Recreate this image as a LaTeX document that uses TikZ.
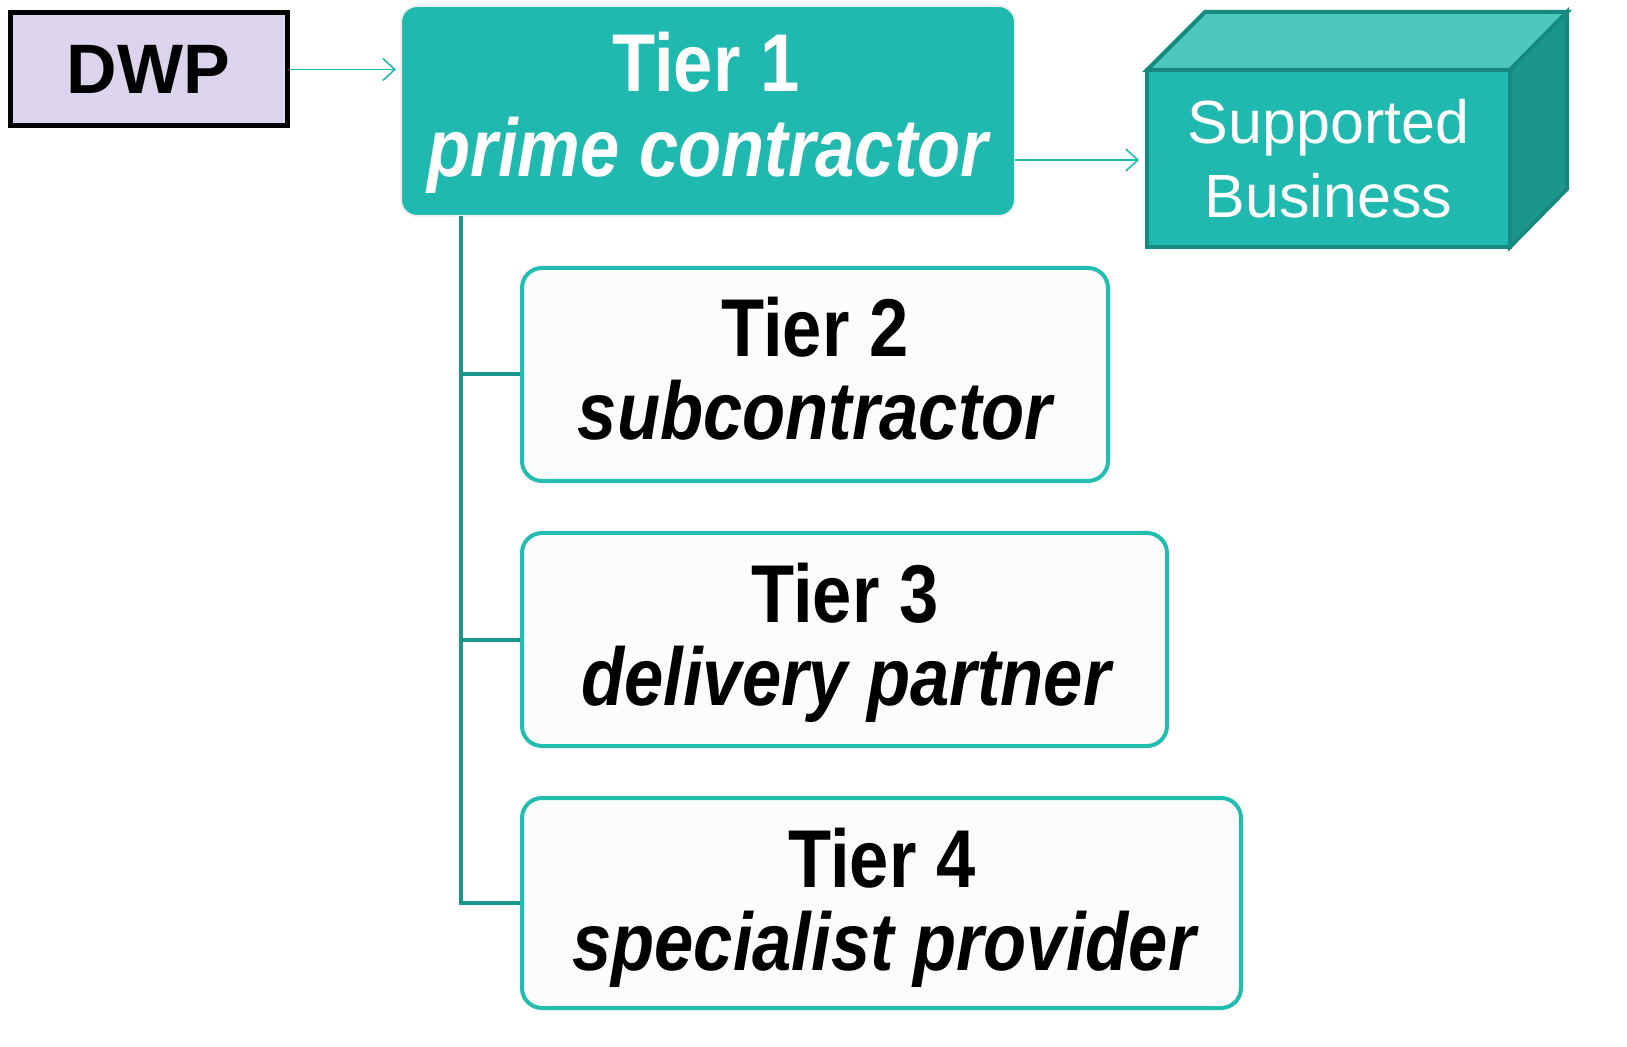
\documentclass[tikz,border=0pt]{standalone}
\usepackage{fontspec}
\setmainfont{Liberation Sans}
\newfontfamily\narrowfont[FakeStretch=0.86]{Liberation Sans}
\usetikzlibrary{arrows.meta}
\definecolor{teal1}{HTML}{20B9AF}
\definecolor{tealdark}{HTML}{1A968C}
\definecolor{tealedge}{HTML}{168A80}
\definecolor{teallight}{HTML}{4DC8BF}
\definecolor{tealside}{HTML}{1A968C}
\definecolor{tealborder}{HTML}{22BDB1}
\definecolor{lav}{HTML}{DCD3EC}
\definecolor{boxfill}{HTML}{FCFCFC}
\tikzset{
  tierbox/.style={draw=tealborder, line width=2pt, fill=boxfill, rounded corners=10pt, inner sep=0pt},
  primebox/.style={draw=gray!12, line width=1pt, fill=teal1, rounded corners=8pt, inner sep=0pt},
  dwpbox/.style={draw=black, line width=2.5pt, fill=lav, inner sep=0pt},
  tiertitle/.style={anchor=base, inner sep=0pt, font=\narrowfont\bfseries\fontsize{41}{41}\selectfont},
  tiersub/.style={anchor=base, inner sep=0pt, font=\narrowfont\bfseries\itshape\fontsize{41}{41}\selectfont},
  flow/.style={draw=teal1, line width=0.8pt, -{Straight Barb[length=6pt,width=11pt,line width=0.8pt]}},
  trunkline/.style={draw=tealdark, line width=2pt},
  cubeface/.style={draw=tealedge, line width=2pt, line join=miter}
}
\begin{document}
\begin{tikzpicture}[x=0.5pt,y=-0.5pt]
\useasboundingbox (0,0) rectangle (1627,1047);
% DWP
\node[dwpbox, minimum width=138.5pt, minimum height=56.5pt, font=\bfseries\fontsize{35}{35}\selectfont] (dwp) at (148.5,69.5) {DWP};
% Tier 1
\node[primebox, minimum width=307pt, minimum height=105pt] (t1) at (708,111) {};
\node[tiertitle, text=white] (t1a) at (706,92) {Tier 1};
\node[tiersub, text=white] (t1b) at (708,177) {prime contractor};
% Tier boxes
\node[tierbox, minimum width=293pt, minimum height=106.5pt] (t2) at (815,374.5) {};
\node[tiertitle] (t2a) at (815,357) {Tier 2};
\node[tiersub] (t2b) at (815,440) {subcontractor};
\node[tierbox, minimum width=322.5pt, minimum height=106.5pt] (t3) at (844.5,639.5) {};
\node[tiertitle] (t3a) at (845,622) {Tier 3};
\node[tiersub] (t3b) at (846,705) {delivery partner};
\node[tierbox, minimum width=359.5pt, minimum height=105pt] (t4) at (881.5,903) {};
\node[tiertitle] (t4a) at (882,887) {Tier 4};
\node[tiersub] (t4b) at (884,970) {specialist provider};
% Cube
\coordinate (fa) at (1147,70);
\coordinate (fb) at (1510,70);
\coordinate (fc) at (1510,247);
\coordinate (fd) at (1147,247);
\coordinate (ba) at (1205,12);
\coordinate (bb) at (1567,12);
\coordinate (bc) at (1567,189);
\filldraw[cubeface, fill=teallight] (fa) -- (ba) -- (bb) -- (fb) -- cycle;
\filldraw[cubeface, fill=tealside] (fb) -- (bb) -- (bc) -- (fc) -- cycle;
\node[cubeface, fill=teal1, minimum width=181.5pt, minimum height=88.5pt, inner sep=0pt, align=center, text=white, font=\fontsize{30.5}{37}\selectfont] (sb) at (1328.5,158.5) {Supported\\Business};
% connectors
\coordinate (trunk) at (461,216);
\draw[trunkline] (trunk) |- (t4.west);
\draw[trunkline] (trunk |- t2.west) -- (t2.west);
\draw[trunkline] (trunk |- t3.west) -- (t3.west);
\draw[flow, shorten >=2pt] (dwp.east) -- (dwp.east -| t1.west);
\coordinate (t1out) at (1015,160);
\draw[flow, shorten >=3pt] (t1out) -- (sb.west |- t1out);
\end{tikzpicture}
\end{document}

◆ SET EXERCISE ◆
Reproduce the material word for word, minus the images.

◆ WORKED ANSWER ◆
Recreate this image as a LaTeX document that uses TikZ.
\documentclass[tikz,border=0pt]{standalone}
\usepackage{fontspec}
\setmainfont{Liberation Sans}
\newfontfamily\narrowfont[FakeStretch=0.86]{Liberation Sans}
\usetikzlibrary{arrows.meta}
\definecolor{teal1}{HTML}{20B9AF}
\definecolor{tealdark}{HTML}{1A968C}
\definecolor{tealedge}{HTML}{168A80}
\definecolor{teallight}{HTML}{4DC8BF}
\definecolor{tealside}{HTML}{1A968C}
\definecolor{tealborder}{HTML}{22BDB1}
\definecolor{lav}{HTML}{DCD3EC}
\definecolor{boxfill}{HTML}{FCFCFC}
\tikzset{
  tierbox/.style={draw=tealborder, line width=2pt, fill=boxfill, rounded corners=10pt, inner sep=0pt},
  primebox/.style={draw=gray!12, line width=1pt, fill=teal1, rounded corners=8pt, inner sep=0pt},
  dwpbox/.style={draw=black, line width=2.5pt, fill=lav, inner sep=0pt},
  tiertitle/.style={anchor=base, inner sep=0pt, font=\narrowfont\bfseries\fontsize{41}{41}\selectfont},
  tiersub/.style={anchor=base, inner sep=0pt, font=\narrowfont\bfseries\itshape\fontsize{41}{41}\selectfont},
  flow/.style={draw=teal1, line width=0.8pt, -{Straight Barb[length=6pt,width=11pt,line width=0.8pt]}},
  trunkline/.style={draw=tealdark, line width=2pt},
  cubeface/.style={draw=tealedge, line width=2pt, line join=miter}
}
\begin{document}
\begin{tikzpicture}[x=0.5pt,y=-0.5pt]
\useasboundingbox (0,0) rectangle (1627,1047);
% DWP
\node[dwpbox, minimum width=138.5pt, minimum height=56.5pt, font=\bfseries\fontsize{35}{35}\selectfont] (dwp) at (148.5,69.5) {DWP};
% Tier 1
\node[primebox, minimum width=307pt, minimum height=105pt] (t1) at (708,111) {};
\node[tiertitle, text=white] (t1a) at (706,92) {Tier 1};
\node[tiersub, text=white] (t1b) at (708,177) {prime contractor};
% Tier boxes
\node[tierbox, minimum width=293pt, minimum height=106.5pt] (t2) at (815,374.5) {};
\node[tiertitle] (t2a) at (815,357) {Tier 2};
\node[tiersub] (t2b) at (815,440) {subcontractor};
\node[tierbox, minimum width=322.5pt, minimum height=106.5pt] (t3) at (844.5,639.5) {};
\node[tiertitle] (t3a) at (845,622) {Tier 3};
\node[tiersub] (t3b) at (846,705) {delivery partner};
\node[tierbox, minimum width=359.5pt, minimum height=105pt] (t4) at (881.5,903) {};
\node[tiertitle] (t4a) at (882,887) {Tier 4};
\node[tiersub] (t4b) at (884,970) {specialist provider};
% Cube
\coordinate (fa) at (1147,70);
\coordinate (fb) at (1510,70);
\coordinate (fc) at (1510,247);
\coordinate (fd) at (1147,247);
\coordinate (ba) at (1205,12);
\coordinate (bb) at (1567,12);
\coordinate (bc) at (1567,189);
\filldraw[cubeface, fill=teallight] (fa) -- (ba) -- (bb) -- (fb) -- cycle;
\filldraw[cubeface, fill=tealside] (fb) -- (bb) -- (bc) -- (fc) -- cycle;
\node[cubeface, fill=teal1, minimum width=181.5pt, minimum height=88.5pt, inner sep=0pt, align=center, text=white, font=\fontsize{30.5}{37}\selectfont] (sb) at (1328.5,158.5) {Supported\\Business};
% connectors
\coordinate (trunk) at (461,216);
\draw[trunkline] (trunk) |- (t4.west);
\draw[trunkline] (trunk |- t2.west) -- (t2.west);
\draw[trunkline] (trunk |- t3.west) -- (t3.west);
\draw[flow, shorten >=2pt] (dwp.east) -- (dwp.east -| t1.west);
\coordinate (t1out) at (1015,160);
\draw[flow, shorten >=3pt] (t1out) -- (sb.west |- t1out);
\end{tikzpicture}
\end{document}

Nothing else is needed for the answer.